Art: theaterPARSONS, Lucy (Texas, 1853?-1942)albumCOOPER, Melody

Melody is the 2003 recipient of the Jane Chambers Award for Playwriting for "Day of Reckoning" which also won the MultiStages New Works Competition in NY.

"CHICAGO — The audience was moved. Many, especially the moms in the room, were moved to tears. Who evoked such a response at a lunchtime performance during the July International Labor Communications Association convention here? Lucy Parsons. Actually, actress and playwright Melody Cooper’s tender interpretation of Parsons, one of America’s unique labor heroines.

Parsons was a historic figure in the Haymarket struggles that gave birth to May Day — the International Labor Holiday — and the 8-hour day.

In Cooper’s “Day of Reckoning,” Parsons is brought to life in all her complexities. From her diverse racial identity to her marriage to ex-Confederate soldier Albert Parsons, from her commitment to radical social change to her relationship with her children, Parsons stands before her audience not as a caricature or cardboard cutout, but as a living, breathing embodiment of radical history.

In an interview with the World, Cooper explained how she developed “Day of Reckoning.”

“I came across a web page about Lucy when I was researching something else, and she fascinated me. I thought, who is this incredible Black woman that I’ve never heard of? I immediately started doing online research on her, which led me to Albert and the history of Haymarket, which I knew little about,” Cooper said.

She let her research and imagination do the rest. “Imagining how they might have met and fell in love lit the fire for the play,” she said. Parsons, an ex-slave, who also had Native American and Mexican ancestry, was born in Texas around 1853. She “hid” her African American origins “to survive,” according to Cooper.

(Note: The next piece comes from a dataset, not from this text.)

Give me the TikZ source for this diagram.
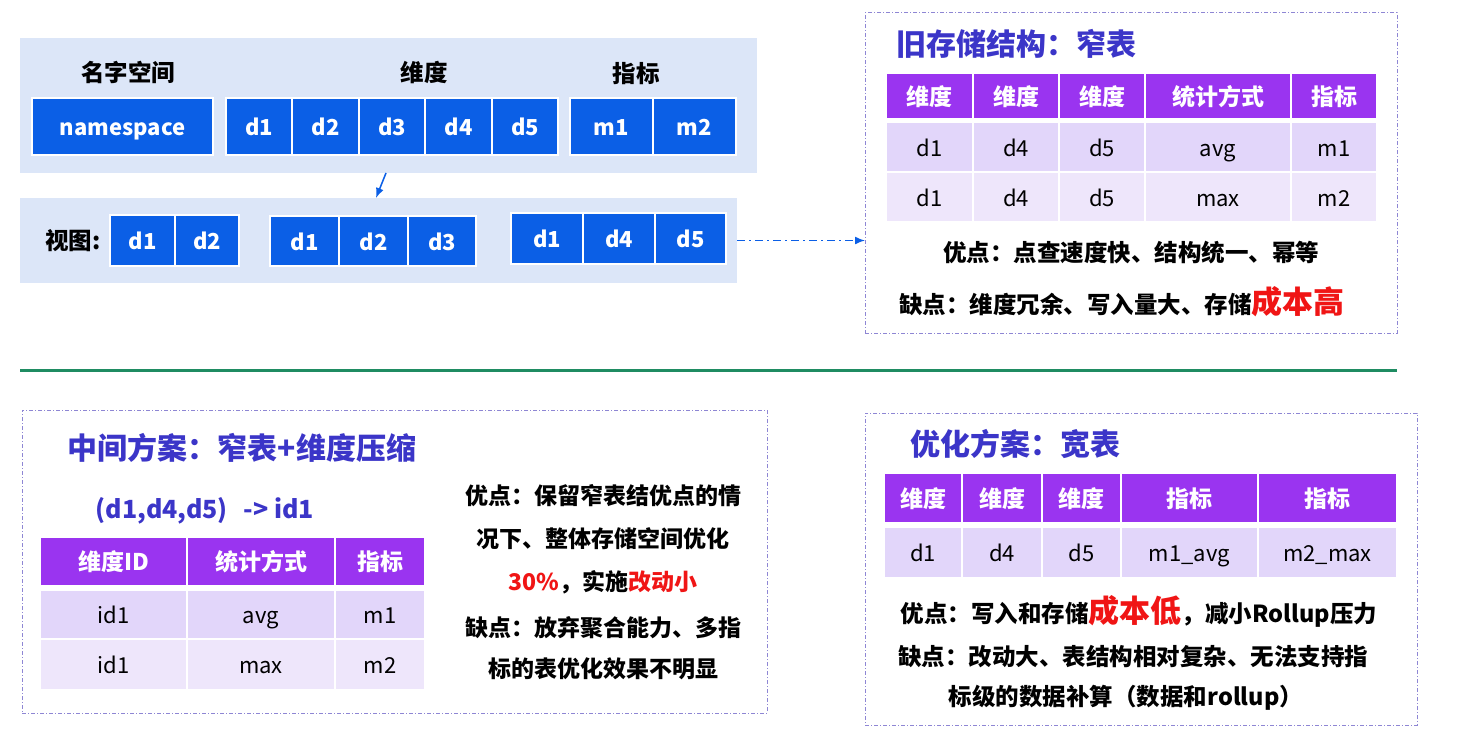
\documentclass[tikz,border=0pt]{standalone}
\usepackage{fontspec}
\setmainfont{Noto Sans CJK SC}
\usetikzlibrary{arrows.meta}
\definecolor{cellblue}{HTML}{0B5FE6}
\definecolor{panelbg}{HTML}{DCE6F8}
\definecolor{hdrpurple}{HTML}{9A34F0}
\definecolor{rowa}{HTML}{E2D6FA}
\definecolor{rowb}{HTML}{EEE6FB}
\definecolor{titleblue}{HTML}{3B35C8}
\definecolor{dashcol}{HTML}{8E86D4}
\definecolor{hotred}{HTML}{F01515}
\definecolor{sepgreen}{HTML}{1F8C62}
\newcommand\cellbox[7]{\node[#6, minimum width=#4pt-#2pt, minimum height=#5pt-#3pt, anchor=north west] (#1) at (#2,#3) {#7};}
\tikzset{
  cellbase/.style={inner sep=0pt, outer sep=0pt},
  panel/.style={cellbase, fill=panelbg},
  celltext/.style={text height=22pt, text depth=4pt},
  bluecell/.style={cellbase, celltext, fill=cellblue, draw=white, line width=1.5pt, text=white, font=\fontsize{22}{25}\selectfont\bfseries},
  hdrcell/.style={cellbase, celltext, fill=hdrpurple, draw=white, line width=1.5pt, text=white, font=\fontsize{23}{26}\selectfont\bfseries},
  rowacell/.style={cellbase, celltext, fill=rowa, draw=white, line width=1.5pt, text=black, font=\fontsize{22}{25}\selectfont},
  rowbcell/.style={cellbase, celltext, fill=rowb, draw=white, line width=1.5pt, text=black, font=\fontsize{22}{25}\selectfont},
  dashbox/.style={cellbase, draw=dashcol, line width=1pt, dash pattern=on 4pt off 2pt on 1pt off 2pt},
  lbl/.style={inner sep=0pt, font=\fontsize{23.5}{27}\selectfont\bfseries, text=black},
  ttl/.style={inner sep=0pt, font=\fontsize{30}{34}\selectfont\bfseries, text=titleblue},
  note/.style={inner sep=0pt, font=\fontsize{23.5}{27}\selectfont\bfseries, text=black},
  bluearrow/.style={draw=cellblue, line width=1.5pt, -{Latex[length=10pt,width=8pt]}},
}
\newcommand\hotbig[1]{{\fontsize{31}{33}\selectfont\textcolor{hotred}{#1}}}
\begin{document}
\begin{tikzpicture}[x=1pt,y=-1pt]
\useasboundingbox[fill=white] (0,0) rectangle (1472,752);
% ===== top-left panels =====
\cellbox{toppanel}{20}{38}{757}{173}{panel}{}
\node[lbl] (lns) at (128,72) {名字空间};
\node[lbl] (ldim) at (424,72) {维度};
\node[lbl] (lmet) at (636,74) {指标};
\cellbox{ns}{32}{98}{213}{155}{bluecell}{namespace}
\cellbox{td1}{226}{98}{292}{155}{bluecell}{d1}
\cellbox{td2}{292}{98}{359}{155}{bluecell}{d2}
\cellbox{td3}{359}{98}{425}{155}{bluecell}{d3}
\cellbox{td4}{425}{98}{492}{155}{bluecell}{d4}
\cellbox{td5}{492}{98}{558}{155}{bluecell}{d5}
\cellbox{tm1}{570}{98}{653}{155}{bluecell}{m1}
\cellbox{tm2}{653}{98}{736}{155}{bluecell}{m2}
\cellbox{viewpanel}{20}{198}{737}{283}{panel}{}
\node[lbl] (lview) at (73,241) {视图:};
\cellbox{va1}{110}{215}{175}{266}{bluecell}{d1}
\cellbox{va2}{175}{215}{239}{266}{bluecell}{d2}
\cellbox{vb1}{270}{216}{339}{266}{bluecell}{d1}
\cellbox{vb2}{339}{216}{408}{266}{bluecell}{d2}
\cellbox{vb3}{408}{216}{476}{266}{bluecell}{d3}
\cellbox{vc1}{511}{213}{583}{264}{bluecell}{d1}
\cellbox{vc2}{583}{213}{655}{264}{bluecell}{d4}
\cellbox{vc3}{655}{213}{726}{264}{bluecell}{d5}
\draw[bluearrow] ([xshift=-2.5pt]toppanel.south) -- ([xshift=-2.5pt]viewpanel.north);
% ===== old structure =====
\cellbox{oldbox}{865}{13}{1397}{333}{dashbox}{}
\draw[bluearrow, dash pattern=on 8pt off 4pt on 2pt off 4pt] (viewpanel.east) -- (viewpanel.east -| oldbox.west);
\node[ttl] (oldttl) at (1016,44) {旧存储结构：窄表};
\cellbox{oh1}{886}{73}{973}{119}{hdrcell}{维度}
\cellbox{oh2}{973}{73}{1059}{119}{hdrcell}{维度}
\cellbox{oh3}{1059}{73}{1145}{119}{hdrcell}{维度}
\cellbox{oh4}{1145}{73}{1291}{119}{hdrcell}{统计方式}
\cellbox{oh5}{1291}{73}{1377}{119}{hdrcell}{指标}
\cellbox{oa1}{886}{122}{973}{172}{rowacell}{d1}
\cellbox{oa2}{973}{122}{1059}{172}{rowacell}{d4}
\cellbox{oa3}{1059}{122}{1145}{172}{rowacell}{d5}
\cellbox{oa4}{1145}{122}{1291}{172}{rowacell}{avg}
\cellbox{oa5}{1291}{122}{1377}{172}{rowacell}{m1}
\cellbox{ob1}{886}{172}{973}{222}{rowbcell}{d1}
\cellbox{ob2}{973}{172}{1059}{222}{rowbcell}{d4}
\cellbox{ob3}{1059}{172}{1145}{222}{rowbcell}{d5}
\cellbox{ob4}{1145}{172}{1291}{222}{rowbcell}{max}
\cellbox{ob5}{1291}{172}{1377}{222}{rowbcell}{m2}
\node[note] (oldpro) at (1131,253) {优点：点查速度快、结构统一、幂等};
\node[note] (oldcon) at (1122,302) {缺点：维度冗余、写入量大、存储\hotbig{成本高}};
% ===== separator =====
\coordinate (sepL) at (20,370);
\coordinate (sepR) at (1397,370);
\draw[sepgreen, line width=3pt] (sepL) -- (sepR);
% ===== middle scheme =====
\cellbox{midbox}{22}{410}{767}{713}{dashbox}{}
\node[ttl] (midttl) at (242,448) {中间方案：窄表+维度压缩};
\node[lbl, text=titleblue, font=\fontsize{25}{28}\selectfont\bfseries] (midmap) at (205,511) {(d1,d4,d5)\hspace{16pt}-> id1};
\cellbox{mh1}{40}{537}{187}{586}{hdrcell}{维度ID}
\cellbox{mh2}{187}{537}{335}{586}{hdrcell}{统计方式}
\cellbox{mh3}{335}{537}{425}{586}{hdrcell}{指标}
\cellbox{ma1}{40}{590}{187}{639}{rowacell}{id1}
\cellbox{ma2}{187}{590}{335}{639}{rowacell}{avg}
\cellbox{ma3}{335}{590}{425}{639}{rowacell}{m1}
\cellbox{mb1}{40}{639}{187}{690}{rowbcell}{id1}
\cellbox{mb2}{187}{639}{335}{690}{rowbcell}{max}
\cellbox{mb3}{335}{639}{425}{690}{rowbcell}{m2}
\node[note, font=\fontsize{23}{26}\selectfont\bfseries] (midp1) at (603,496) {优点：保留窄表结优点的情};
\node[note, font=\fontsize{23}{26}\selectfont\bfseries] (midp2) at (603,539) {况下、整体存储空间优化};
\node[note, font=\fontsize{23}{26}\selectfont\bfseries] (midp3) at (603,582) {\textcolor{hotred}{30\%}，实施\textcolor{hotred}{改动小}};
\node[note, font=\fontsize{23}{26}\selectfont\bfseries] (midc1) at (603,628) {缺点：放弃聚合能力、多指};
\node[note, font=\fontsize{23}{26}\selectfont\bfseries] (midc2) at (603,669) {标的表优化效果不明显};
% ===== wide table =====
\cellbox{widebox}{865}{413}{1417}{725}{dashbox}{}
\node[ttl] (widettl) at (1015,444) {优化方案：宽表};
\cellbox{wh1}{884}{473}{962}{523}{hdrcell}{维度}
\cellbox{wh2}{962}{473}{1042}{523}{hdrcell}{维度}
\cellbox{wh3}{1042}{473}{1121}{523}{hdrcell}{维度}
\cellbox{wh4}{1121}{473}{1258}{523}{hdrcell}{指标}
\cellbox{wh5}{1258}{473}{1397}{523}{hdrcell}{指标}
\cellbox{wa1}{884}{527}{962}{578}{rowacell}{d1}
\cellbox{wa2}{962}{527}{1042}{578}{rowacell}{d4}
\cellbox{wa3}{1042}{527}{1121}{578}{rowacell}{d5}
\cellbox{wa4}{1121}{527}{1258}{578}{rowacell}{m1\_avg}
\cellbox{wa5}{1258}{527}{1397}{578}{rowacell}{m2\_max}
\node[note] (widepro) at (1139,611) {优点：写入和存储\hotbig{成本低}，减小Rollup压力};
\node[note] (widec1) at (1133,657) {缺点：改动大、表结构相对复杂、无法支持指};
\node[note] (widec2) at (1126,698) {标级的数据补算（数据和rollup）};
\end{tikzpicture}
\end{document}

Based on her research of Texas and Reconstruction, “there were plenty of clues” to help compile the racial complexities, their radicalization and relationship. Cooper also researched Chicago and the late-1800s labor movement.

“I was able to piece together the puzzle of their private lives. And recently, I was very lucky to be contacted by Albert’s great grand-nephew, William Parsons, who has provided me with a tremendous amount of personal papers and unpublished material that stopped my heart to read,” Cooper said. Most difficult to read were the papers on Lucy and Albert’s son Albert Jr., who Lucy committed to an asylum after he volunteered for military service.